→ WORK INSTRUCTIONS:
Copy all lines below exactly as written. Leave pictures out.

→ COLLECTED DATA:
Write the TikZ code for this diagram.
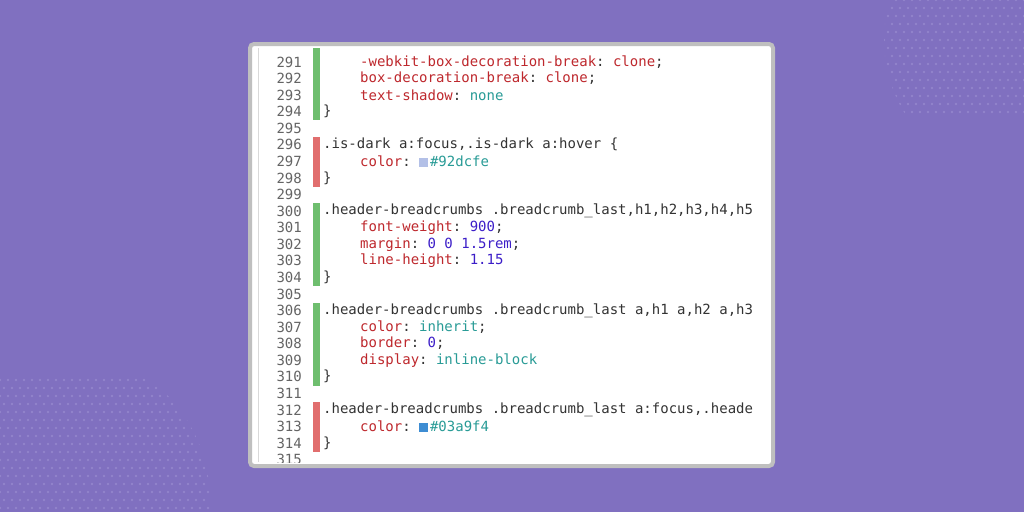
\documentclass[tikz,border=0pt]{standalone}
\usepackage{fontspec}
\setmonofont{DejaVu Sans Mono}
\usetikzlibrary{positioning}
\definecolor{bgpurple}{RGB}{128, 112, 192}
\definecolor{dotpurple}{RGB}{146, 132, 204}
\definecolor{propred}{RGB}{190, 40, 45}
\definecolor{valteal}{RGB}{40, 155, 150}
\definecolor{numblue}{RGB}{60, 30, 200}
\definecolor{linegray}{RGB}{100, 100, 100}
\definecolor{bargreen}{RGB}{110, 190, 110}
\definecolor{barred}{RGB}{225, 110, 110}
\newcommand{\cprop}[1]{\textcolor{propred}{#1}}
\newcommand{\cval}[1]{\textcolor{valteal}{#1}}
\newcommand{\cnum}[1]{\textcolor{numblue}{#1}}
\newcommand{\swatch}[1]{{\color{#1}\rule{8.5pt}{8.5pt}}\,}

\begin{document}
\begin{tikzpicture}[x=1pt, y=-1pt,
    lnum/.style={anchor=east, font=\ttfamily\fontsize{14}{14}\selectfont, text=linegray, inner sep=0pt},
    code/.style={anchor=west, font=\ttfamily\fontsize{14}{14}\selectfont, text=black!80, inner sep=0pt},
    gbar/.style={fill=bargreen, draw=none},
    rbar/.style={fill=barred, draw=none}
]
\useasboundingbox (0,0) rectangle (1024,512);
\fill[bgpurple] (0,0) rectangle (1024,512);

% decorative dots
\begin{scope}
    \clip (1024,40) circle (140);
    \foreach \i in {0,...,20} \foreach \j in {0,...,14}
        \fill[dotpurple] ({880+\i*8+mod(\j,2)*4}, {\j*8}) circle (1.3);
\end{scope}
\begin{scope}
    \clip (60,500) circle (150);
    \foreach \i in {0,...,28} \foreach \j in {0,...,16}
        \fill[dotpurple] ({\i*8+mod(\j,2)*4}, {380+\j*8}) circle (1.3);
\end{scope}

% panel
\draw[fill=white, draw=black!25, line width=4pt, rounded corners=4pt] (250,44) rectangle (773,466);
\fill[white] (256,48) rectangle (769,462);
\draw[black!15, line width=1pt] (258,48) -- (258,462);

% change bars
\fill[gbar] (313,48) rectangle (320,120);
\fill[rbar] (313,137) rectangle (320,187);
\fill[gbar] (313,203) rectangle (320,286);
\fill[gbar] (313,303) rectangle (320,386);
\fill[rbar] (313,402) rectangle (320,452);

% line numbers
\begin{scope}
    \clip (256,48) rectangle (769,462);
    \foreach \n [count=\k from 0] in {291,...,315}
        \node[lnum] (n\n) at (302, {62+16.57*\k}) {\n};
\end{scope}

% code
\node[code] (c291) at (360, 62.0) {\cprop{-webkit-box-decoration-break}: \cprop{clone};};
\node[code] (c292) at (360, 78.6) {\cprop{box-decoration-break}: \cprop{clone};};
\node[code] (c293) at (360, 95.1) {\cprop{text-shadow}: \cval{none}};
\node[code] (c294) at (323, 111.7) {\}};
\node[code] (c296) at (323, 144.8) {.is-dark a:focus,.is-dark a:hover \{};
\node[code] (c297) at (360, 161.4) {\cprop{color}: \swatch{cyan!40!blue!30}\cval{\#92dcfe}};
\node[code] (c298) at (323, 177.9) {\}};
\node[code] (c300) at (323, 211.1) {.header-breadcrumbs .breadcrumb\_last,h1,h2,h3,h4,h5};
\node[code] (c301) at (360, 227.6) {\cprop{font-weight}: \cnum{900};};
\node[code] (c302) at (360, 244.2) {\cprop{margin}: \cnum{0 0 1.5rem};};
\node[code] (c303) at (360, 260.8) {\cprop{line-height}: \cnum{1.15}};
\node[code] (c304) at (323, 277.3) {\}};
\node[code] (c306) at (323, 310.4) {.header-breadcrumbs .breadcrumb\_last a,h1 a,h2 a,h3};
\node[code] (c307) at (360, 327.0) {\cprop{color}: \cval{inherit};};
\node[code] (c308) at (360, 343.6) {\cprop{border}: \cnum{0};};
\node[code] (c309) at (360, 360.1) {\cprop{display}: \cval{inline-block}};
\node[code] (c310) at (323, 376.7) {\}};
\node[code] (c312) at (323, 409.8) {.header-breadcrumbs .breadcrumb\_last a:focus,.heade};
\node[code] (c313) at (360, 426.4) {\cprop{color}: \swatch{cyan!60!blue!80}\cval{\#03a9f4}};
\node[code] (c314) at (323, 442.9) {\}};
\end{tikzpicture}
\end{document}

→ EXERCISE SOLUTION:
Write the TikZ code for this diagram.
\documentclass[tikz,border=0pt]{standalone}
\usepackage{fontspec}
\setmonofont{DejaVu Sans Mono}
\usetikzlibrary{positioning}
\definecolor{bgpurple}{RGB}{128, 112, 192}
\definecolor{dotpurple}{RGB}{146, 132, 204}
\definecolor{propred}{RGB}{190, 40, 45}
\definecolor{valteal}{RGB}{40, 155, 150}
\definecolor{numblue}{RGB}{60, 30, 200}
\definecolor{linegray}{RGB}{100, 100, 100}
\definecolor{bargreen}{RGB}{110, 190, 110}
\definecolor{barred}{RGB}{225, 110, 110}
\newcommand{\cprop}[1]{\textcolor{propred}{#1}}
\newcommand{\cval}[1]{\textcolor{valteal}{#1}}
\newcommand{\cnum}[1]{\textcolor{numblue}{#1}}
\newcommand{\swatch}[1]{{\color{#1}\rule{8.5pt}{8.5pt}}\,}

\begin{document}
\begin{tikzpicture}[x=1pt, y=-1pt,
    lnum/.style={anchor=east, font=\ttfamily\fontsize{14}{14}\selectfont, text=linegray, inner sep=0pt},
    code/.style={anchor=west, font=\ttfamily\fontsize{14}{14}\selectfont, text=black!80, inner sep=0pt},
    gbar/.style={fill=bargreen, draw=none},
    rbar/.style={fill=barred, draw=none}
]
\useasboundingbox (0,0) rectangle (1024,512);
\fill[bgpurple] (0,0) rectangle (1024,512);

% decorative dots
\begin{scope}
    \clip (1024,40) circle (140);
    \foreach \i in {0,...,20} \foreach \j in {0,...,14}
        \fill[dotpurple] ({880+\i*8+mod(\j,2)*4}, {\j*8}) circle (1.3);
\end{scope}
\begin{scope}
    \clip (60,500) circle (150);
    \foreach \i in {0,...,28} \foreach \j in {0,...,16}
        \fill[dotpurple] ({\i*8+mod(\j,2)*4}, {380+\j*8}) circle (1.3);
\end{scope}

% panel
\draw[fill=white, draw=black!25, line width=4pt, rounded corners=4pt] (250,44) rectangle (773,466);
\fill[white] (256,48) rectangle (769,462);
\draw[black!15, line width=1pt] (258,48) -- (258,462);

% change bars
\fill[gbar] (313,48) rectangle (320,120);
\fill[rbar] (313,137) rectangle (320,187);
\fill[gbar] (313,203) rectangle (320,286);
\fill[gbar] (313,303) rectangle (320,386);
\fill[rbar] (313,402) rectangle (320,452);

% line numbers
\begin{scope}
    \clip (256,48) rectangle (769,462);
    \foreach \n [count=\k from 0] in {291,...,315}
        \node[lnum] (n\n) at (302, {62+16.57*\k}) {\n};
\end{scope}

% code
\node[code] (c291) at (360, 62.0) {\cprop{-webkit-box-decoration-break}: \cprop{clone};};
\node[code] (c292) at (360, 78.6) {\cprop{box-decoration-break}: \cprop{clone};};
\node[code] (c293) at (360, 95.1) {\cprop{text-shadow}: \cval{none}};
\node[code] (c294) at (323, 111.7) {\}};
\node[code] (c296) at (323, 144.8) {.is-dark a:focus,.is-dark a:hover \{};
\node[code] (c297) at (360, 161.4) {\cprop{color}: \swatch{cyan!40!blue!30}\cval{\#92dcfe}};
\node[code] (c298) at (323, 177.9) {\}};
\node[code] (c300) at (323, 211.1) {.header-breadcrumbs .breadcrumb\_last,h1,h2,h3,h4,h5};
\node[code] (c301) at (360, 227.6) {\cprop{font-weight}: \cnum{900};};
\node[code] (c302) at (360, 244.2) {\cprop{margin}: \cnum{0 0 1.5rem};};
\node[code] (c303) at (360, 260.8) {\cprop{line-height}: \cnum{1.15}};
\node[code] (c304) at (323, 277.3) {\}};
\node[code] (c306) at (323, 310.4) {.header-breadcrumbs .breadcrumb\_last a,h1 a,h2 a,h3};
\node[code] (c307) at (360, 327.0) {\cprop{color}: \cval{inherit};};
\node[code] (c308) at (360, 343.6) {\cprop{border}: \cnum{0};};
\node[code] (c309) at (360, 360.1) {\cprop{display}: \cval{inline-block}};
\node[code] (c310) at (323, 376.7) {\}};
\node[code] (c312) at (323, 409.8) {.header-breadcrumbs .breadcrumb\_last a:focus,.heade};
\node[code] (c313) at (360, 426.4) {\cprop{color}: \swatch{cyan!60!blue!80}\cval{\#03a9f4}};
\node[code] (c314) at (323, 442.9) {\}};
\end{tikzpicture}
\end{document}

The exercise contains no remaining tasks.